*RECORDED INFORMATION*.
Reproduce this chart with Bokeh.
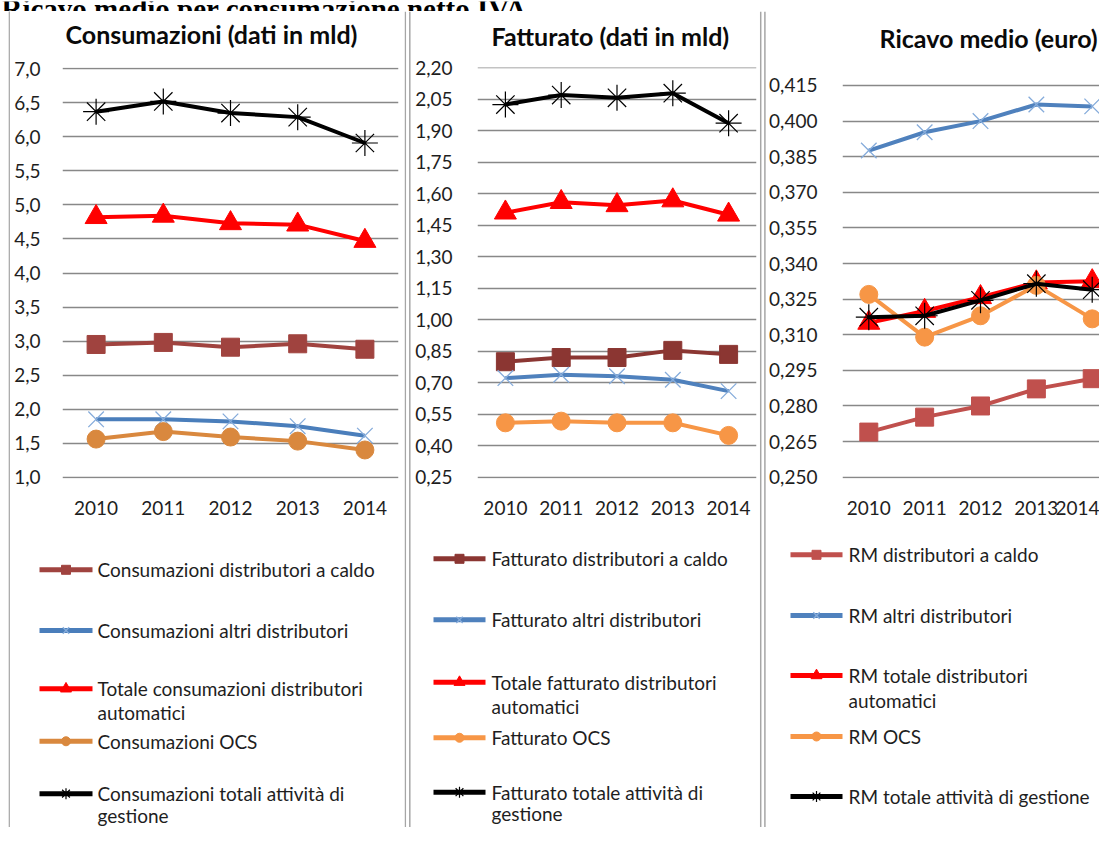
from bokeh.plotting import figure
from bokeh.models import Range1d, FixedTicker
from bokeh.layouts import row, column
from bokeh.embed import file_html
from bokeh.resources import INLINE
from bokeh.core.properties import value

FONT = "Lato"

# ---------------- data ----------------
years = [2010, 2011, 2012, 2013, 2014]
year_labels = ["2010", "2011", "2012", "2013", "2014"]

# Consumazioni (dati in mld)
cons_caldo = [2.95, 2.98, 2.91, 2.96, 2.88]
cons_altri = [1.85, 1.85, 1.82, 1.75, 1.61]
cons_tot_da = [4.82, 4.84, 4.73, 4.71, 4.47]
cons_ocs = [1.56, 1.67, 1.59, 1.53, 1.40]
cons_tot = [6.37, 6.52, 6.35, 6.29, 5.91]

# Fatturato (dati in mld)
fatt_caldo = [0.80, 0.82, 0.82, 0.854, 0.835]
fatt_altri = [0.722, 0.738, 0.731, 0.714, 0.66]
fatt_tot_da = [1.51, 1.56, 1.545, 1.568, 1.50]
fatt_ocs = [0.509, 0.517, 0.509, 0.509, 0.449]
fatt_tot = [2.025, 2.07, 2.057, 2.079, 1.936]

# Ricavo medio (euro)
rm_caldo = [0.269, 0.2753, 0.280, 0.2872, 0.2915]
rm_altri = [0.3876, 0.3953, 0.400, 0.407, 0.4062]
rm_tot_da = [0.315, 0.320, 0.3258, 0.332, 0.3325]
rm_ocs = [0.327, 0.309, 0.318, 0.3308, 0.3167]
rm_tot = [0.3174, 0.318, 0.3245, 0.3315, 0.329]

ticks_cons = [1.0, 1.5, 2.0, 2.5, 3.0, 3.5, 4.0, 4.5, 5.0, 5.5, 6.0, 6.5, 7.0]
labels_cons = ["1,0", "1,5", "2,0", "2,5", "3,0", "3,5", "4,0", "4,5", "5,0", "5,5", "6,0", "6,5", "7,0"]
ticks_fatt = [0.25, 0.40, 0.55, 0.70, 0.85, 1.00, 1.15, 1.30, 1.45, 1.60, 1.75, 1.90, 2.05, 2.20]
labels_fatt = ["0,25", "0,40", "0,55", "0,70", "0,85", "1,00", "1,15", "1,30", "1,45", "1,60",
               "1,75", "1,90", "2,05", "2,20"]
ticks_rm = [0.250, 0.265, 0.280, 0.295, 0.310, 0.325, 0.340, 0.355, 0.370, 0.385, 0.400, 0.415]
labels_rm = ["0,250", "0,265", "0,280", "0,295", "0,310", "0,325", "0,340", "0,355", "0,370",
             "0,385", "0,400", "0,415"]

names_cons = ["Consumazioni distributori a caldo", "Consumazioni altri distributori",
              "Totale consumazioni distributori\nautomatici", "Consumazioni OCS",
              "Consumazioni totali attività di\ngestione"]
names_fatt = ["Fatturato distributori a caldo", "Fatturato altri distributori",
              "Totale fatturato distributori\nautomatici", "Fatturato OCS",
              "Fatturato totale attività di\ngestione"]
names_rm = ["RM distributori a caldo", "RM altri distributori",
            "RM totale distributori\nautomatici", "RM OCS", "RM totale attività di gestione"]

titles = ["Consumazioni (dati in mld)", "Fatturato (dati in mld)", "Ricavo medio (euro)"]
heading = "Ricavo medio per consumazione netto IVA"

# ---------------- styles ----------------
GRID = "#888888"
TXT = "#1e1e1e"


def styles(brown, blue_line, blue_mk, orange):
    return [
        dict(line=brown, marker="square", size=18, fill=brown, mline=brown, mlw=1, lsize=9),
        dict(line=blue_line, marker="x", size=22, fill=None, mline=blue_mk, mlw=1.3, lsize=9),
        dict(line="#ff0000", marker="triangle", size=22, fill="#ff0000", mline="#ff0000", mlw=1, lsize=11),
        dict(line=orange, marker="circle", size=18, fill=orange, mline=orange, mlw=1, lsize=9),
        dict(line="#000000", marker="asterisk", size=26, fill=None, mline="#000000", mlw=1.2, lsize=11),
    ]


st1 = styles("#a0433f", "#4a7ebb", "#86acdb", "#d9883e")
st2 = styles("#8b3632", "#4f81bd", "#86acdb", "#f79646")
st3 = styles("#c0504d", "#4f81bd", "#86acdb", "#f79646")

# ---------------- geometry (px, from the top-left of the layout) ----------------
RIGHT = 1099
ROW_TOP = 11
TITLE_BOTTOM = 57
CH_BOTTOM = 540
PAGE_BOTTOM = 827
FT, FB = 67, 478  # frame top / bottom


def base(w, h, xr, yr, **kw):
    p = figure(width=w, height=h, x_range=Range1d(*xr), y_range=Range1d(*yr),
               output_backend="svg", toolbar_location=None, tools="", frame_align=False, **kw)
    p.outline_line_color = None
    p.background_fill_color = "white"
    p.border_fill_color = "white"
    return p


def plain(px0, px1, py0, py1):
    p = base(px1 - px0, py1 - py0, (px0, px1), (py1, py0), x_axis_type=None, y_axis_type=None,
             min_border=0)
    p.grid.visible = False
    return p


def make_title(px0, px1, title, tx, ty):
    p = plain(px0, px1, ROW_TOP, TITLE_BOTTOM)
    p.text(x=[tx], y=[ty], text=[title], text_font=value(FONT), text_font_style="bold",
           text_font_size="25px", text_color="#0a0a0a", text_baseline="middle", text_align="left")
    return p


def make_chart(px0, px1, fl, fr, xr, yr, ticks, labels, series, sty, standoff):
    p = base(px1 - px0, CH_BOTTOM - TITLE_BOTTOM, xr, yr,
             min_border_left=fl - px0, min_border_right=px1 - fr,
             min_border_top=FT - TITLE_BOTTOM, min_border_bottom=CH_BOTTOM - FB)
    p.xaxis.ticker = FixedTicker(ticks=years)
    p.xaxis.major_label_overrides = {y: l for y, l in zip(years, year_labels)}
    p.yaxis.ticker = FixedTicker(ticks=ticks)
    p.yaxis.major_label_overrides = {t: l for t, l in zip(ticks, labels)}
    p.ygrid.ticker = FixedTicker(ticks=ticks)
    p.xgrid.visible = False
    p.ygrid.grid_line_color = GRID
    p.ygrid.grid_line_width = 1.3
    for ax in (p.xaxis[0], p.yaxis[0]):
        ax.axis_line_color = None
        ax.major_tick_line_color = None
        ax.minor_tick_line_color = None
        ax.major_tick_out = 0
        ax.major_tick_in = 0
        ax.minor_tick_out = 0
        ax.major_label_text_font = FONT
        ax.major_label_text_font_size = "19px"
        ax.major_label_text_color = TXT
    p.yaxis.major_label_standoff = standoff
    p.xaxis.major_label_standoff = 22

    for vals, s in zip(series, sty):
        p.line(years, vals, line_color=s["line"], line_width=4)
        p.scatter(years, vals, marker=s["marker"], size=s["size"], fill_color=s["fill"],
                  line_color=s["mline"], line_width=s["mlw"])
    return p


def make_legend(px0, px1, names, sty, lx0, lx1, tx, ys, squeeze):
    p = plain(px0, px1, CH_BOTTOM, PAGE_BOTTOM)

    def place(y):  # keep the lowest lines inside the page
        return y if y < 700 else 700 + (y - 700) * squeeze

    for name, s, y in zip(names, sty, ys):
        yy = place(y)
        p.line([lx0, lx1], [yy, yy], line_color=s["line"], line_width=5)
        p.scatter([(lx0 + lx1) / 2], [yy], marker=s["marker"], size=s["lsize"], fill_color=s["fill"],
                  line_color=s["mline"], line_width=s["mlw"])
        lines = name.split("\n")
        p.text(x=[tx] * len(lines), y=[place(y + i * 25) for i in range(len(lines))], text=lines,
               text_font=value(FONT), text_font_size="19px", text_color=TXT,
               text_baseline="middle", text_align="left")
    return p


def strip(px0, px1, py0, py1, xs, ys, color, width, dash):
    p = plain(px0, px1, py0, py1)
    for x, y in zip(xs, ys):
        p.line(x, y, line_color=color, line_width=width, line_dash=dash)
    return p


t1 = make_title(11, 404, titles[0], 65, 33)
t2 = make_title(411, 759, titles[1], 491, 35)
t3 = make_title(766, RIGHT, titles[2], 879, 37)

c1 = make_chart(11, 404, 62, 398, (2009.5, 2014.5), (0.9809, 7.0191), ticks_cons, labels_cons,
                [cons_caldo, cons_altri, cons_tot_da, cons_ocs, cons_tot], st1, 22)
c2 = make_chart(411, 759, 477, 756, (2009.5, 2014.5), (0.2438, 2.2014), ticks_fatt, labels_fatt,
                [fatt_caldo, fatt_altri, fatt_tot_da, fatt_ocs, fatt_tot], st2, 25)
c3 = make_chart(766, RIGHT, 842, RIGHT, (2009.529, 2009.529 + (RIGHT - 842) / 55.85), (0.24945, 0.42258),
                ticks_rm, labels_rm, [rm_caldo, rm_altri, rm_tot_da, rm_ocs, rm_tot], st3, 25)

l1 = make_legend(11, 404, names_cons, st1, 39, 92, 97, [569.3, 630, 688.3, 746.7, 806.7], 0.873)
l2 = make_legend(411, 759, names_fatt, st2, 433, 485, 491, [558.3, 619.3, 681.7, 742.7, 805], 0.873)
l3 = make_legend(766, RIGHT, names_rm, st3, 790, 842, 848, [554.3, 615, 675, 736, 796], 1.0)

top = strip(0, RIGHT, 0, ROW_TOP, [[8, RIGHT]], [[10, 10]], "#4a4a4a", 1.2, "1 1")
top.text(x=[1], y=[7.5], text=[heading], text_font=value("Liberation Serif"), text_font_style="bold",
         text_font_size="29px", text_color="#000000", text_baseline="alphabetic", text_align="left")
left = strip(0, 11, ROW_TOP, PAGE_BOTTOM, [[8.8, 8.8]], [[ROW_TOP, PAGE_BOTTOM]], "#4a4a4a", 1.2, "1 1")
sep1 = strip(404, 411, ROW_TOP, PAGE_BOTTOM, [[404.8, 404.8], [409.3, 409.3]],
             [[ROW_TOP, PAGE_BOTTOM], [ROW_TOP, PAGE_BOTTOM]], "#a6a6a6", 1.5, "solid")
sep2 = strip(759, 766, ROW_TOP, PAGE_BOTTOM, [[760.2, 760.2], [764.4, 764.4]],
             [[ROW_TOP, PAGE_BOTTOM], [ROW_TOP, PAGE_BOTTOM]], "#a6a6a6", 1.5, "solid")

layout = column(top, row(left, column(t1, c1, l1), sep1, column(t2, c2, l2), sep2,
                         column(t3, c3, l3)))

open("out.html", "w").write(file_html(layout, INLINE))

*PROBLEM TO SOLVE*.
Exactly reproduce the run of lines from the start of the listing through the line with "cons_tot = [6.37, 6.52, 6.35, 6.29, 5.91]", inclusive; pictures are not copied.

*SOLUTION TO THIS PROBLEM*.
Reproduce this chart with Bokeh.
from bokeh.plotting import figure
from bokeh.models import Range1d, FixedTicker
from bokeh.layouts import row, column
from bokeh.embed import file_html
from bokeh.resources import INLINE
from bokeh.core.properties import value

FONT = "Lato"

# ---------------- data ----------------
years = [2010, 2011, 2012, 2013, 2014]
year_labels = ["2010", "2011", "2012", "2013", "2014"]

# Consumazioni (dati in mld)
cons_caldo = [2.95, 2.98, 2.91, 2.96, 2.88]
cons_altri = [1.85, 1.85, 1.82, 1.75, 1.61]
cons_tot_da = [4.82, 4.84, 4.73, 4.71, 4.47]
cons_ocs = [1.56, 1.67, 1.59, 1.53, 1.40]
cons_tot = [6.37, 6.52, 6.35, 6.29, 5.91]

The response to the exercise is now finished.